Ninguém quer morrer, até as pessoas que querem ir para o Céu não querem morrer para chegar lá, e, no entanto, a morte é o destino que todos compartilhamos. Ninguém jamais escapou dela. E é assim que as coisas têm que ser, porque a morte é provavelmente a melhor de todas as invenções da vida. É o agente de mudança da vida; ela remove o velho para dar espaço ao novo. Neste momento, vocês são o novo. Mas algum dia, não muito distante de hoje, vocês vão gradualmente se tornar o velho e serão removidos. Desculpem por ser tão dramático, mas é a pura verdade.

Seu tempo é limitado, então não o desperdicem vivendo a vida de outra pessoa. Não caiam na armadilha do dogma, que é viver com os resultados dos pensamentos de outras pessoas. Não deixem o barulho das opiniões dos outros sufucar a sua própria voz interna, seu coração e sua intuição. Eles já sabem, de alguma forma o que você quer realmente se tornar. Todo o resto é secundário.
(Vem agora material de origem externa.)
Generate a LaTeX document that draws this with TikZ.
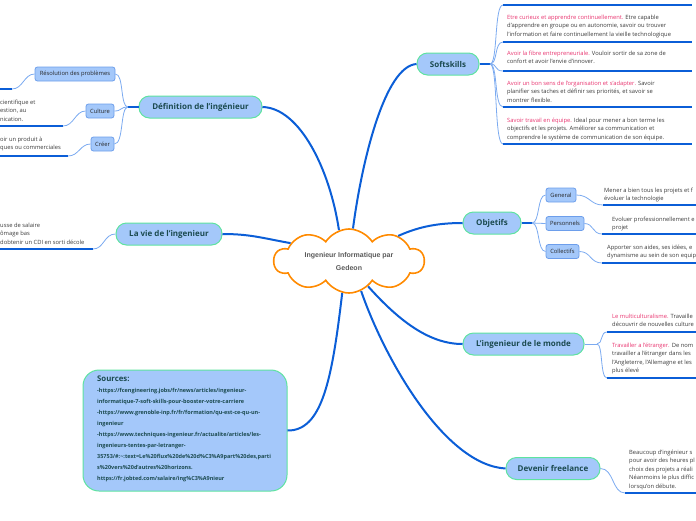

Quando eu era jovem, havia uma publicação incrível chamada The Whole Earth Catalog (Catálogo de Toda a Terra), que era uma das bíblias da minha geração. Ela foi criada por um cara chaamdo Stewart Brand não muito longe daqui, em Menlo Park, e ele a trouxe à vida com seu toque poético. Isso foi no final dos anos sessenta, antes dos computadores pessoais e da editoração eletrônica, então tudo era feito com máquinas de escrever, tesouras e câmeras Polaroid. Era uma espécie de Google impresso, trinta e cinco anos antes do Google surgir. Era idealista, transbordando com ferramentas legais e grandes noções.

Stewart e sua equipe publicaram várias edições do The Whole Earth Catalog, e quando a obra tinha concluído sua missão, eles publicaram uma última edição. Era o meio dos anos 70 e eu tinha a idade de vocês. Na contracapa do último número havia uma foto de uma estrada no campo pela manhã, o tipo de estrada em que você se encontraria pedindo carona se fosse tão aventureiro. Abaixo estavam as palavras “Continue faminto, continue tolo.” Essa foi a mensagem de despedida deles quando deixaram o barco. “Continue faminto, continue tolo.” E eu sempre desejei isso para mim mesmo, e agora, que vocês se formaram para começar do zero, eu desejo isso para vocês.

Continuem famintos, continuem tolos.

Obrigado.

Comments


fátima

vc pode me dizer o que significa : continuem famintos, continuem tolos??? Nâo entendi.

Meu email mfdc36@uol.com.br



Maria Eddy

Inspirador ... É engraçado como certas coisas que parecem uma grande desgraça, nas mãos de uma pessoa criativa, vira um grande negócio.

Obrigada pela tradução!

Chester

De nada! E sem dúvida, transformar dificuldades em motivação é uma arte para poucos. Ainda estou chocado com o falecimento dele.